Clue

Description

Clue is a deterministic esoteric programming language with a cyclic nature. It has no input or output, but inspecting its execution is quite fascinating (at least to the author). The language was created in 2009 by Keymaker, rather spontaneously -- it was as if the language designed itself -- in about one day. The author has no idea of its computational class.

A Clue program is a finite binary string (zero-length also alright) of 0s and 1s. There is no separate memory, the program is self-modifying. The program string alters in execution, and if it becomes the empty string, the execution ends -- the program halts. Which does not to seem happen too often.

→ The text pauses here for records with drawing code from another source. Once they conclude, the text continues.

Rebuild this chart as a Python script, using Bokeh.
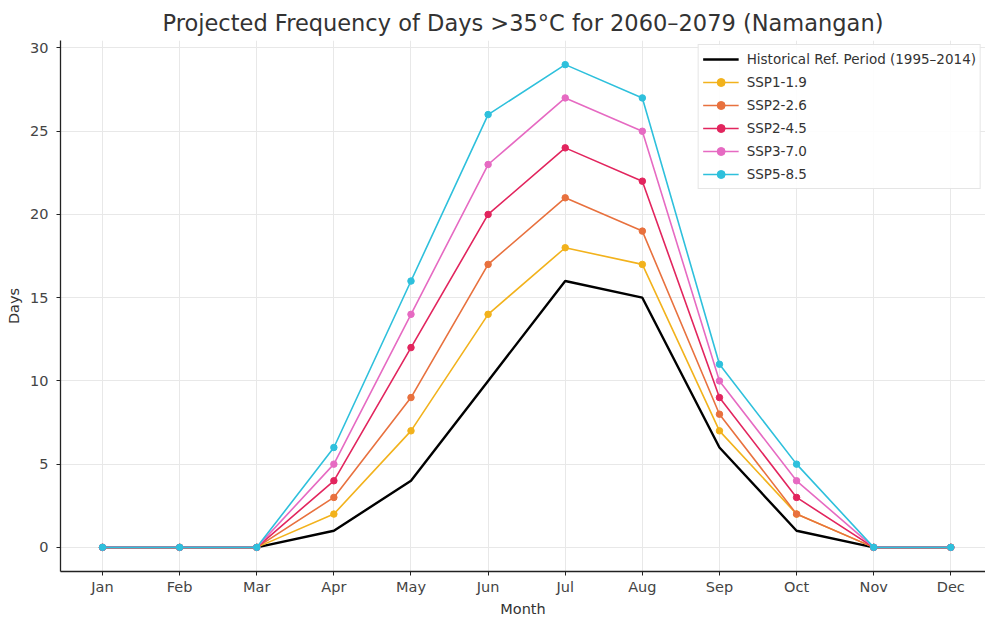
from bokeh.plotting import figure
from bokeh.models import Range1d, FixedTicker, Legend, LegendItem
from bokeh.embed import file_html
from bokeh.resources import INLINE

months = ["Jan", "Feb", "Mar", "Apr", "May", "Jun", "Jul", "Aug", "Sep", "Oct", "Nov", "Dec"]
historical = [0, 0, 0, 1, 4, 10, 16, 15, 6, 1, 0, 0]
ssp119 = [0, 0, 0, 2, 7, 14, 18, 17, 7, 2, 0, 0]
ssp126 = [0, 0, 0, 3, 9, 17, 21, 19, 8, 2, 0, 0]
ssp245 = [0, 0, 0, 4, 12, 20, 24, 22, 9, 3, 0, 0]
ssp370 = [0, 0, 0, 5, 14, 23, 27, 25, 10, 4, 0, 0]
ssp585 = [0, 0, 0, 6, 16, 26, 29, 27, 11, 5, 0, 0]
y_ticks = [0, 5, 10, 15, 20, 25, 30]

FONT = "DejaVu Sans"
x = list(range(len(months)))

p = figure(width=985, height=619, output_backend="svg", toolbar_location=None,
           title="Projected Frequency of Days >35°C for 2060–2079 (Namangan)",
           x_range=Range1d(-0.545, 11.45), y_range=Range1d(-1.45, 30.45),
           min_border_left=60, min_border_right=0, min_border_top=40, min_border_bottom=47)
p.outline_line_color = None
p.background_fill_color = "white"
p.border_fill_color = "white"

p.title.text_font = FONT
p.title.text_font_size = "22.5px"
p.title.text_font_style = "normal"
p.title.text_color = "#333333"
p.title.align = "center"
p.title.offset = 8

p.xaxis.ticker = FixedTicker(ticks=x)
p.xaxis.major_label_overrides = {i: m for i, m in enumerate(months)}
p.yaxis.ticker = FixedTicker(ticks=y_ticks)
for ax in (p.xaxis, p.yaxis):
    ax.axis_line_color = "#222222"
    ax.axis_line_width = 1.3
    ax.major_tick_line_color = "#222222"
    ax.major_tick_out = 4
    ax.major_tick_in = 0
    ax.minor_tick_line_color = None
    ax.major_label_text_font = FONT
    ax.major_label_text_font_size = "14.5px"
    ax.major_label_text_color = "#444444"
    ax.axis_label_text_font = FONT
    ax.axis_label_text_font_size = "14.5px"
    ax.axis_label_text_font_style = "normal"
    ax.axis_label_text_color = "#333333"
p.xaxis.axis_label = "Month"
p.yaxis.axis_label = "Days"
p.xaxis.major_label_standoff = 3
p.xaxis.axis_label_standoff = 3
p.yaxis.major_label_standoff = 8
p.yaxis.axis_label_standoff = 5

p.xgrid.grid_line_color = "#e8e8e8"
p.ygrid.grid_line_color = "#e8e8e8"
p.xgrid.grid_line_width = 1
p.ygrid.grid_line_width = 1

items = []
r = p.line(x, historical, line_color="black", line_width=2.4)
items.append(LegendItem(label="Historical Ref. Period (1995–2014)", renderers=[r]))

series = [
    ("SSP1-1.9", ssp119, "#F2B21C"),
    ("SSP2-2.6", ssp126, "#E8713E"),
    ("SSP2-4.5", ssp245, "#E2255E"),
    ("SSP3-7.0", ssp370, "#E66AC2"),
    ("SSP5-8.5", ssp585, "#2EC0DC"),
]
for name, vals, col in series:
    l = p.line(x, vals, line_color=col, line_width=1.6)
    c = p.scatter(x, vals, size=6.5, fill_color=col, line_color=col)
    items.append(LegendItem(label=name, renderers=[l, c]))

legend = Legend(items=items, location="top_right")
legend.label_text_font = FONT
legend.label_text_font_size = "13.5px"
legend.label_text_color = "#333333"
legend.border_line_color = "#cccccc"
legend.border_line_width = 1
legend.background_fill_color = "white"
legend.background_fill_alpha = 0.9
legend.spacing = 3
legend.padding = 4
legend.margin = 4
legend.glyph_width = 36
legend.glyph_height = 20
legend.label_height = 20
legend.label_standoff = 8
p.add_layout(legend)

open("out.html", "w").write(file_html(p, INLINE))
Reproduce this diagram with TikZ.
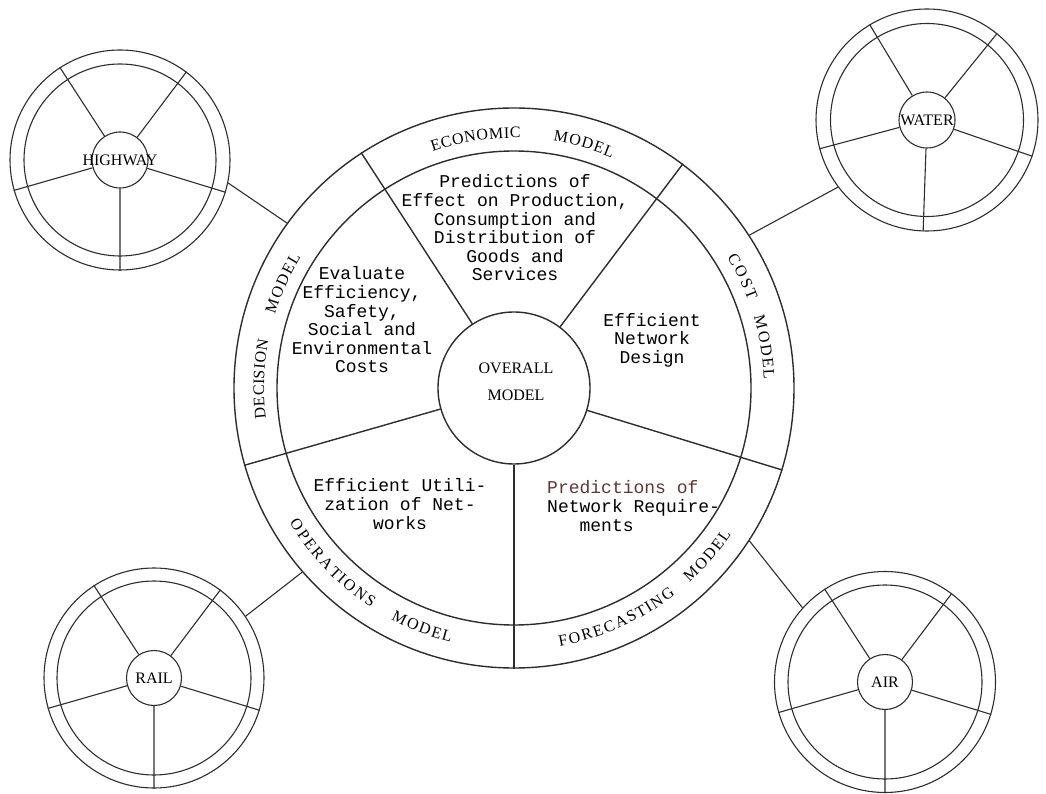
\documentclass[tikz,border=0pt]{standalone}
\usepackage{fontspec}
\setmainfont{Liberation Serif}
\setmonofont{Liberation Mono}
\usepackage{xcolor}
\usetikzlibrary{decorations.text}
\definecolor{inkgray}{RGB}{45,45,45}
\definecolor{predbrown}{RGB}{95,55,55}
\newcommand{\bandfont}{\fontsize{16pt}{16pt}\selectfont}

\begin{document}
\begin{tikzpicture}[x=1pt,y=1pt,
    rim/.style={circle,draw=inkgray,inner sep=0pt,line width=#1},
    rim/.default=1.4pt,
    spoke/.style={draw=inkgray,line width=#1},
    spoke/.default=1.4pt,
    sector/.style={font=\fontsize{18pt}{18.6pt}\selectfont\ttfamily,align=center,inner sep=0pt},
    wheelname/.style={font=\fontsize{16pt}{16pt}\selectfont,inner sep=0pt},
    bandword/.style={decorate,decoration={text effects along path,text={#1},
        text effects/.cd,text along path,fit text to path,every character/.style={font=\bandfont}}}]
      \useasboundingbox (0,0) rectangle (1046,793);

      % Overall model wheel
      \node[rim,minimum size=560pt] (mainrim) at (514,405) {};
      \node[rim,minimum size=474pt] (mainband) at (514,405) {};
      \node[rim,minimum size=152pt] (overall) at (514,405) {};
      \node[font=\fontsize{16pt}{27pt}\selectfont,align=center] (overalltext) at (516,411) {OVERALL\\MODEL};

      \draw[spoke] (overall.270) -- (mainrim.270);
      \draw[spoke] (overall.343) -- (mainrim.343);
      \draw[spoke] (overall.53) -- (mainrim.53);
      \draw[spoke] (overall.123) -- (mainrim.123);
      \draw[spoke] (overall.196) -- (mainrim.196);

      % Model names round the band
      \path[bandword=ECONOMIC] (mainrim.center) ++(109:250pt) arc[start angle=109,end angle=88.5,radius=250pt];
      \path[bandword=MODEL] (mainrim.center) ++(81:250pt) arc[start angle=81,end angle=67,radius=250pt];
      \path[bandword=COST] (mainrim.center) ++(31.5:250pt) arc[start angle=31.5,end angle=20.5,radius=250pt];
      \path[bandword=MODEL] (mainrim.center) ++(16.5:250pt) arc[start angle=16.5,end angle=2,radius=250pt];
      \path[bandword=FORECASTING] (mainrim.center) ++(-80:262pt) arc[start angle=-80,end angle=-52,radius=262pt];
      \path[bandword=MODEL] (mainrim.center) ++(-48:262pt) arc[start angle=-48,end angle=-34,radius=262pt];
      \path[bandword=OPERATIONS] (mainrim.center) ++(211:262pt) arc[start angle=211,end angle=237,radius=262pt];
      \path[bandword=MODEL] (mainrim.center) ++(242:262pt) arc[start angle=242,end angle=256,radius=262pt];
      \path[bandword=DECISION] (mainrim.center) ++(187:250pt) arc[start angle=187,end angle=169,radius=250pt];
      \path[bandword=MODEL] (mainrim.center) ++(163:250pt) arc[start angle=163,end angle=148.5,radius=250pt];

      % Sector texts
      \node[sector] (econ) at (515,565) {Predictions of\\Effect on Production,\\Consumption and\\Distribution of\\Goods and\\Services};
      \node[sector] (decis) at (362,473) {Evaluate\\Efficiency,\\Safety,\\Social and\\Environmental\\Costs};
      \node[sector] (cost) at (652,453) {Efficient\\Network\\Design};
      \node[sector] (oper) at (400,289) {Efficient Utili-\\zation of Net-\\works};
      \node[sector,align=left,anchor=west] (fore) at (547,287) {\textcolor{predbrown}{Predictions of}\\Network Require-\\\phantom{mmm}ments};

      % Highway
      \begin{scope}[shift={(120,633)}]
        \node[rim=1.1pt,minimum size=220pt] (hwrim) at (0,0) {};
        \node[rim=1.1pt,minimum size=192pt] (hwband) at (0,0) {};
        \node[rim=1.1pt,minimum size=56pt] (hwhub) at (0,0) {};
        \node[wheelname] (hwname) at (0,0) {HIGHWAY};
        \draw[spoke=1.1pt] (hwhub.123) -- (hwrim.123) (hwhub.53) -- (hwrim.53) (hwhub.343) -- (hwrim.343)
          (hwhub.270) -- (hwrim.270) (hwhub.196) -- (hwrim.196);
      \end{scope}

      % Water
      \begin{scope}[shift={(927,673)}]
        \node[rim=1.1pt,minimum size=222pt] (wtrim) at (0,0) {};
        \node[rim=1.1pt,minimum size=193pt] (wtband) at (0,0) {};
        \node[rim=1.1pt,minimum size=56pt] (wthub) at (0,0) {};
        \node[wheelname] (wtname) at (0,0) {WATER};
        \draw[spoke=1.1pt] (wthub.121) -- (wtrim.121) (wthub.51) -- (wtrim.51) (wthub.341) -- (wtrim.341)
          (wthub.268) -- (wtrim.268) (wthub.195) -- (wtrim.195);
      \end{scope}

      % Rail
      \begin{scope}[shift={(154,115)}]
        \node[rim=1.1pt,minimum size=220pt] (rlrim) at (0,0) {};
        \node[rim=1.1pt,minimum size=194pt] (rlband) at (0,0) {};
        \node[rim=1.1pt,minimum size=55pt] (rlhub) at (0,0) {};
        \node[wheelname] (rlname) at (0,0) {RAIL};
        \draw[spoke=1.1pt] (rlhub.123) -- (rlrim.123) (rlhub.53) -- (rlrim.53) (rlhub.343) -- (rlrim.343)
          (rlhub.270) -- (rlrim.270) (rlhub.196) -- (rlrim.196);
      \end{scope}

      % Air
      \begin{scope}[shift={(885,111)}]
        \node[rim=1.1pt,minimum size=221pt] (arrim) at (0,0) {};
        \node[rim=1.1pt,minimum size=194pt] (arband) at (0,0) {};
        \node[rim=1.1pt,minimum size=55pt] (arhub) at (0,0) {};
        \node[wheelname] (arname) at (0,0) {AIR};
        \draw[spoke=1.1pt] (arhub.123) -- (arrim.123) (arhub.53) -- (arrim.53) (arhub.343) -- (arrim.343)
          (arhub.270) -- (arrim.270) (arhub.196) -- (arrim.196);
      \end{scope}

      % Links to the overall model
      \draw[spoke=1.1pt] (hwrim.348) -- (mainrim.144);
      \draw[spoke=1.1pt] (wtrim.217) -- (mainrim.33);
      \draw[spoke=1.1pt] (rlrim.34) -- (mainrim.221);
      \draw[spoke=1.1pt] (arrim.138) -- (mainrim.327);
    \end{tikzpicture}
\end{document}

The instructions work in the following way.
0 removes one instruction from the end of the program string.
1 reads the next two characters, A and B, and performs a NAND ('not and') using them and places the result in front of the program string. (If both A and B are 1, the result is 0, otherwise it is 1.) Notice that despite data being added in the beginning, the position of the program pointer stays in its place, and moves forward from that place.

The cyclical nature of the language, the program pointer moving from left to right, means that if 1 is executed, for example, as a last instruction of the program string, it will get the two values it needs from the beginning of the string -- and then the program pointer moves to the following character after the data. An example execution below.

0x 1 1 (0 removes the right-most character, 1)
0 1x (reads 0 and 1 as A and B, as the characters, cyclically, following 1 are 0 and 1 in this program; 0 NAND 1 is 1, so 1 is placed in the beginning of the program; program pointer moves one forward (from the last character, from which B data was read, 1), and thus wraps in to the beginning)
1x 0 1 (0 and 1 are taken for NAND, and so on...)

Below is one more, even if the above might have been enough already.

1x 0 (0 NAND 1 is 1, which is added in the beginning)
1 1 0x (the last character is removed, in this case the 0 removes itself)
1x 1 (1 NAND 1 is 0, which is placed in the beginning)
0 1 1x (0 NAND 1 is 1, and so forth...)

Programs

Here are a few programs equipped with their visualizations. White pixels mark 0s and black pixels mark 1s. A shade of gray is used for the background -- it is empty space where the Clue program does not reach on the row that has it.

a.cue
b.cue (a.cue reversed)
c.cue (a.cue inverted)
below their visualizations (1000 cycles each) for comprison

111.cue (traced for 3000 cycles) -- notice the interesting change when it looks like the program is heading towards its termination yet it does not, after all

295.cue -- a program that lasts 295 cycles, creating a finite formation

841.cue which grows heavily (for 5000 first cycles see here)

Notes

In this language programming is secondary, more interesting is to create beautiful formations which the program execution seems to create. I was much surprised how 'harmonious' the execution seems to be.

Different alternatives for the NAND operation were tried, yet NAND was the first one I thought of and tried -- and obviously the best one, and was thus chosen. It creates the most interesting 'output', in my opinion. Only one combination of the four creating 0s, the others 1s, ensures (at least so it seems) that there will be a good balance of destructive 0-instructions and 1s which will expand the program further. Somehow I found it fitting, also, that two 'truth' values create 'false' -- that was more or less the decision behind the operation, initially, NAND only happens to be a known name for it.

I have no idea whether some of the seemingly ever-increasing programs sometime start shrinking and finally terminate. There could be at least some. Or could there?

Are there any programs with periodic patterns? Some alternatives of NAND operation, in the design phase, made such programs form easily.

Often the width of a visualization will not be even half of its height.

Software

An interpreter, written in Perl, can be found here. (Rename it to .pl.) Give the Clue program file as an argument. If you want to run the interpreter only a defined number of cycles (useful for collecting data for a visualization, for example), give the interpreter an extra argument, a non-negative integer -- the interpreter will then run only that amount of cycles. The interpreter outputs the state of the program in the beginning of every cycle. In case the program halts, the interpreter tells on which cycle the program string was empty (0 is the very first cycle).

ClueView is a Python program, using pygame, which creates a visualization, given as input a Clue program output. The images above were created with this program. Give the program as an argument the file in which the data can be found. As a second, voluntary, argument you may give a name, and the program will save the created image as a .png picture with the given name.